# [Aim]
Gather every line that includes the word "matplotlib", please.

# # # #

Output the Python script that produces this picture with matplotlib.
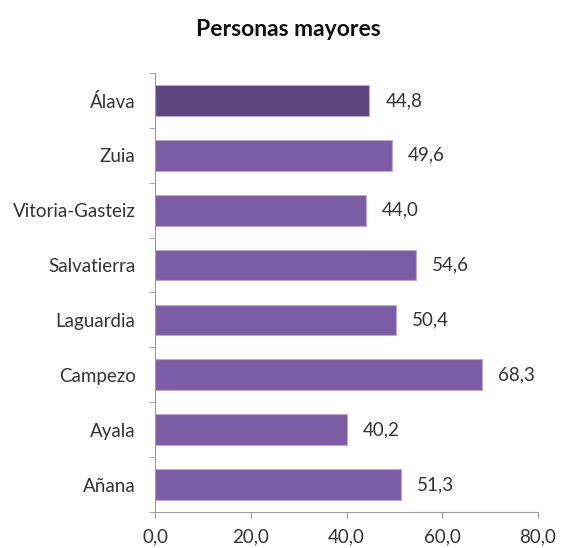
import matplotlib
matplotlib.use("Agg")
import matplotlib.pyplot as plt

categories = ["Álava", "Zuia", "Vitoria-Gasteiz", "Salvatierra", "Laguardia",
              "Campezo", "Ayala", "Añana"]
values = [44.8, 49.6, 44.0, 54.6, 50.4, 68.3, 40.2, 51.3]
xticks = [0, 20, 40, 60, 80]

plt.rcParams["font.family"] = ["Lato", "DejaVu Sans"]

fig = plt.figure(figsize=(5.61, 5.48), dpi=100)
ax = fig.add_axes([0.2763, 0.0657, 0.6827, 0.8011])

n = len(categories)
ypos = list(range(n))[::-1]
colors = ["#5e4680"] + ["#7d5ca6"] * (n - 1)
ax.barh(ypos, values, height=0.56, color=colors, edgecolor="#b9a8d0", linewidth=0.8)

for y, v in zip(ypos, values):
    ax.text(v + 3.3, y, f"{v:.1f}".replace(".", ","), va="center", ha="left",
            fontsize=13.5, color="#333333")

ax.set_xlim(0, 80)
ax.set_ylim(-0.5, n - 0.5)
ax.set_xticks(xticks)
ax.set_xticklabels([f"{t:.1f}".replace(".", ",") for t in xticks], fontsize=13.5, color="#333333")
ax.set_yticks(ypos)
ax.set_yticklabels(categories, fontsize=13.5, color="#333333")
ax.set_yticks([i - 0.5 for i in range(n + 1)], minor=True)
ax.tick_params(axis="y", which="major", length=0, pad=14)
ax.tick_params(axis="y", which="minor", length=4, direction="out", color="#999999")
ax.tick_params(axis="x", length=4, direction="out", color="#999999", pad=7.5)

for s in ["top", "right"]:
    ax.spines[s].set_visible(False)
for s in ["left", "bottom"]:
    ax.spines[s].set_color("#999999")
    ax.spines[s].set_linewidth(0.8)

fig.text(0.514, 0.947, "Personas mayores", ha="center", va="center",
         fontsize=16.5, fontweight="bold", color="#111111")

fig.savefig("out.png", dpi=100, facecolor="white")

# # # #

# [Response for this exercise]
Output the Python script that produces this picture with matplotlib.
import matplotlib
matplotlib.use("Agg")
import matplotlib.pyplot as plt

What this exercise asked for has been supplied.